We rescued a kitten, Socs, who was under a Dumpster and weighed only 2 pounds and in need of care. But I also have Mustang, an 11-year-old outdoor cat who was always friendly and pleasant until Socs arrived. Mustang growls and hisses all the time when Socs is near. We love both cats dearly — how can we get the old gray lady to like the new kid?
It can be difficult to convince an adult cat that an energetic, curious kitten isn't the cause of all things unpleasant, but it is possible. Be sure to set up separate areas for them so that Socs never needs to enter Mustang's zone for food or water. And get an extra litter box (a good rule of thumb is one more box than you have cats). Each cat should be able to get what she needs at all times, even if the other cat is nearby.

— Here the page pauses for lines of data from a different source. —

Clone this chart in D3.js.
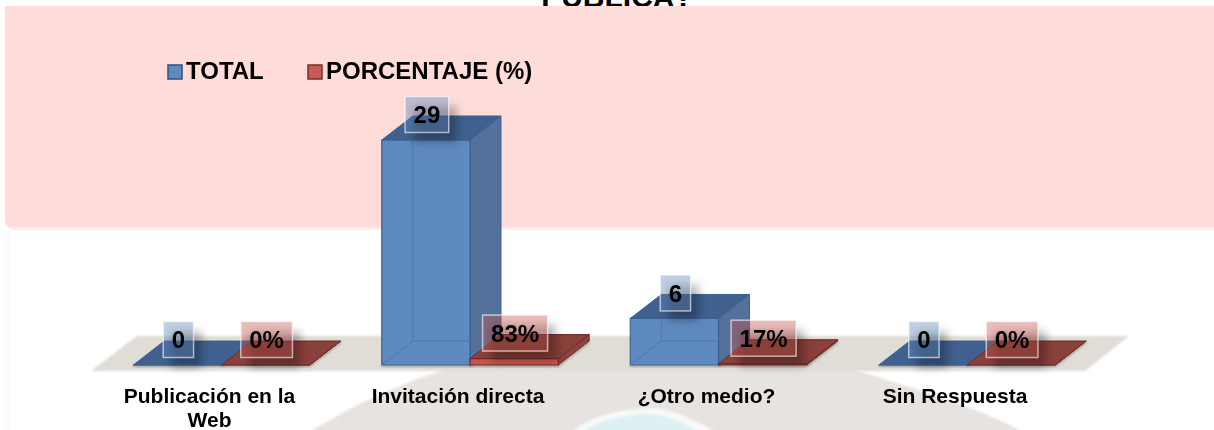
<!DOCTYPE html>
<html>
<head>
<meta charset="utf-8">
<script src="https://cdn.jsdelivr.net/npm/d3@7/dist/d3.min.js"></script>
<style>
  html, body { margin: 0; padding: 0; background: #fff; overflow: hidden; }
  text { font-family: "Liberation Sans", Arial, sans-serif; font-weight: bold; fill: #000; }
</style>
</head>
<body>
<div id="chart"></div>
<script>
var categories = ["Publicación en la Web", "Invitación directa", "¿Otro medio?", "Sin Respuesta"];
var seriesNames = ["TOTAL", "PORCENTAJE (%)"];
var total = [0, 29, 6, 0];
var porcentaje = [0, 0.83, 0.17, 0];
var totalLabels = ["0", "29", "6", "0"];
var porcentajeLabels = ["0%", "83%", "17%", "0%"];

var width = 1214, height = 430;
var depthX = 31, depthY = 24;

var colors = [
  { front: "#5f8abf", top: "#3f6090", side: "#54719b", edge: "#3a6296", inner: "#4a77af", box: "#5f8abf", swatch: "#5f8abf", swatchEdge: "#2f4f7c" },
  { front: "#c9544f", top: "#8a3f3a", side: "#8c423d", edge: "#6e2b28", inner: "#a8443f", box: "#c9544f", swatch: "#c85a56", swatchEdge: "#7a2e2b" }
];

var svg = d3.select("#chart").append("svg")
  .attr("width", width)
  .attr("height", height)
  .style("display", "block");

var defs = svg.append("defs");
defs.append("filter").attr("id", "soft").attr("x", "-50%").attr("y", "-50%").attr("width", "200%").attr("height", "200%")
  .append("feGaussianBlur").attr("stdDeviation", 4);
defs.append("filter").attr("id", "edge").attr("x", "-5%").attr("y", "-5%").attr("width", "110%").attr("height", "110%")
  .append("feGaussianBlur").attr("stdDeviation", 1);
defs.append("filter").attr("id", "tiny").attr("x", "-5%").attr("y", "-20%").attr("width", "110%").attr("height", "140%")
  .append("feGaussianBlur").attr("stdDeviation", 0.4);

// title, cut off by the top of the window and the pink band
svg.append("text")
  .attr("x", 617)
  .attr("y", 6.5)
  .attr("text-anchor", "middle")
  .style("font-size", "30px")
  .text("PUBLICA?");

// faded watermark behind the lower part
var mark = svg.append("g");
mark.append("rect").attr("x", 5).attr("y", 228).attr("width", 5).attr("height", 202).attr("fill", "#fbfbfb").attr("filter", "url(#edge)");
mark.append("path").attr("d", "M310,432 C345,410 395,385 450,368 L850,368 C900,385 975,405 1023,432 Z").attr("fill", "#e6e3e0").attr("filter", "url(#edge)");
mark.append("path").attr("d", "M572,432 C590,415 625,408 655,408 C675,410 695,420 716,432 Z").attr("fill", "#f8f8f8").attr("filter", "url(#edge)");
mark.append("path").attr("d", "M582,432 C598,420 625,414 652,414 C670,416 685,424 700,432 Z").attr("fill", "#def1f2").attr("filter", "url(#edge)");

// pink band
svg.append("path")
  .attr("d", "M5,6 H1240 V230 H14 Q7,229 5,222 Z")
  .attr("fill", "#fedcda");
svg.append("rect")
  .attr("x", 5).attr("y", 227).attr("width", 1214).attr("height", 3)
  .attr("fill", "#fff").attr("fill-opacity", 0.4);

// scales
var x0 = d3.scaleBand().domain(categories).range([97.25, 1091.25]).paddingInner(0.29).paddingOuter(0.145);
var x1 = d3.scaleBand().domain(seriesNames).range([0, x0.bandwidth()]);
var y = d3.scaleLinear().domain([0, 29]).range([365, 140]);

// floor of the 3d chart
var floor = y(0);
svg.append("path")
  .attr("d", "M91," + (floor + 6) + " L137," + (floor - 29) + " L1129," + (floor - 29) + " L1085," + (floor + 6) + " Z")
  .attr("fill", "#e0ddd6")
  .attr("filter", "url(#edge)");

var bars = [];
categories.forEach(function (c, i) {
  bars.push({ cat: c, s: 0, value: total[i], label: totalLabels[i] });
  bars.push({ cat: c, s: 1, value: porcentaje[i], label: porcentajeLabels[i] });
});

// draws one 3d box, all corners come from the scales
function drawBar(g, d) {
  var c = colors[d.s];
  var l = x0(d.cat) + x1(seriesNames[d.s]);
  var r = l + x1.bandwidth();
  var t = y(d.value);
  var b = y(0);

  var back = [[l + depthX, t - depthY], [r + depthX, t - depthY]];
  var topFace = [[l, t], [r, t], back[1], back[0]];
  var sideFace = [[r, t], [r, b], [r + depthX, b - depthY], back[1]];
  var frontFace = [[l, t], [r, t], [r, b], [l, b]];
  var line = d3.line();

  g.append("path").attr("d", line([[l, b + 1], [r, b + 1], [r + depthX, b + 1 - depthY]]))
    .attr("fill", "none").attr("stroke", "#000").attr("stroke-opacity", 0.3).attr("stroke-width", 2).attr("filter", "url(#edge)");

  g.append("path").attr("d", line(sideFace) + "Z").attr("fill", c.side).attr("stroke", c.edge).attr("stroke-width", 1);
  g.append("path").attr("d", line(frontFace) + "Z").attr("fill", c.front).attr("stroke", c.edge).attr("stroke-width", 1.2);
  if (d.value > 1) {
    // back corner seen through the front face
    g.append("path").attr("d", line([[l, b], [l + depthX, b - depthY], [l + depthX, t - depthY]]))
      .attr("fill", "none").attr("stroke", c.inner).attr("stroke-width", 1);
    g.append("path").attr("d", line([[l + depthX, b - depthY], [r, b - depthY]]))
      .attr("fill", "none").attr("stroke", c.inner).attr("stroke-width", 1);
  }
  g.append("path").attr("d", line(topFace) + "Z").attr("fill", c.top).attr("stroke", c.edge).attr("stroke-width", 1);
}

var barLayer = svg.append("g").attr("filter", "url(#tiny)");
bars.forEach(function (d) {
  drawBar(barLayer.append("g"), d);
});

// category labels
var axis = svg.append("g")
  .attr("transform", "translate(-12," + 387 + ")")
  .attr("filter", "url(#tiny)")
  .call(d3.axisBottom(x0).tickSize(0).tickPadding(0));
axis.select(".domain").remove();
axis.selectAll("text")
  .style("font-size", "21px")
  .style("font-family", "'Liberation Sans', Arial, sans-serif")
  .attr("fill", "#000")
  .attr("y", 0)
  .attr("dy", 0)
  .call(wrap, 190);

function wrap(sel, maxWidth) {
  sel.each(function () {
    var text = d3.select(this);
    var words = text.text().split(" ");
    text.text(null);
    var tspan = text.append("tspan").attr("x", 0).attr("y", 16);
    var line = [];
    var row = 0;
    words.forEach(function (w) {
      line.push(w);
      tspan.text(line.join(" "));
      if (tspan.node().getComputedTextLength() > maxWidth) {
        line.pop();
        tspan.text(line.join(" "));
        line = [w];
        row++;
        tspan = text.append("tspan").attr("x", 0).attr("y", 16 + row * 24).text(w);
      }
    });
  });
}

// value boxes with their shadow
var labelLayer = svg.append("g");
bars.forEach(function (d) {
  var cx = x0(d.cat) + x1(seriesNames[d.s]) + x1.bandwidth() / 2 + 1;
  var cy = y(d.value) - depthY - 1.5;
  var g = labelLayer.append("g").attr("transform", "translate(" + cx + "," + cy + ")");
  var text = g.append("text")
    .attr("text-anchor", "middle")
    .attr("dy", "0.36em")
    .attr("filter", "url(#tiny)")
    .style("font-size", "24px")
    .text(d.label);
  var w = text.node().getComputedTextLength() + 17;
  g.insert("rect", "text")
    .attr("x", -w / 2 + 8).attr("y", -18 + 10).attr("width", w).attr("height", 36)
    .attr("fill", "#000").attr("fill-opacity", 0.28).attr("filter", "url(#soft)");
  g.insert("rect", "text")
    .attr("x", -w / 2).attr("y", -18).attr("width", w).attr("height", 36)
    .attr("fill", colors[d.s].box).attr("fill-opacity", 0.4)
    .attr("stroke", "#fff").attr("stroke-opacity", 0.6).attr("stroke-width", 1.5);
});

// legend
var legendX = [167, 307];
var legend = svg.append("g");
seriesNames.forEach(function (name, i) {
  legend.append("rect")
    .attr("x", legendX[i] + 1).attr("y", 65).attr("width", 14).attr("height", 14)
    .attr("fill", colors[i].swatch)
    .attr("stroke", colors[i].swatchEdge).attr("stroke-width", 1.5);
  legend.append("text")
    .attr("x", legendX[i] + 19)
    .attr("y", 79)
    .attr("filter", "url(#tiny)")
    .style("font-size", "24px")
    .text(name);
});
</script>
</body>
</html>
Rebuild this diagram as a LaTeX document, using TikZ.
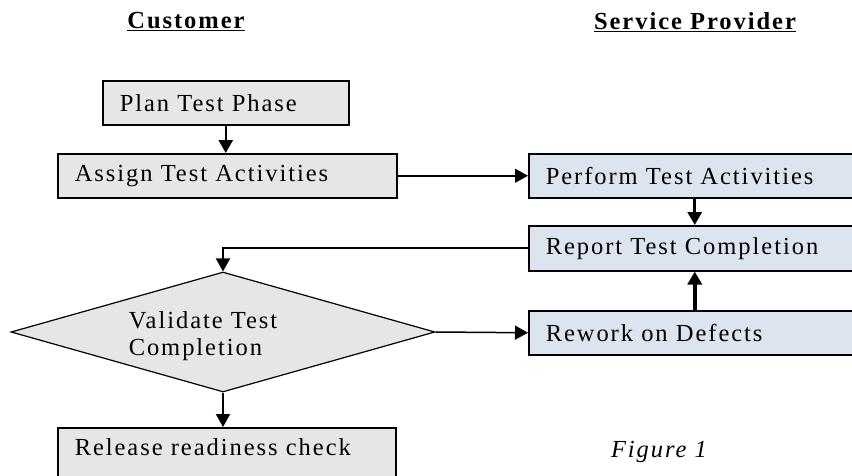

Once that's set up, start changing how Mustang feels about Socs. You can do this using a theory called classical conditioning. What you'll do is start to cause Mustang to associate Socs with good things, and before too long, Mustang will feel good about Socs living in her world.
Keep Socs and Mustang separate as much as you can. Keep at least a door between them when they aren't supervised, but rotate space and toys so that each cat can get used to the other's scent without any forced interactions. When you do have the cats together, even if it's just across the room, make wonderful things happen. Offer tuna, bits of chicken, or lunch meat — each time the cats are together, Mustang gets little nibbles of her favorite goodies.
Before long, Mustang will start to realize that having Socs around isn't so bad after all, because it's part of a package deal to get the tuna.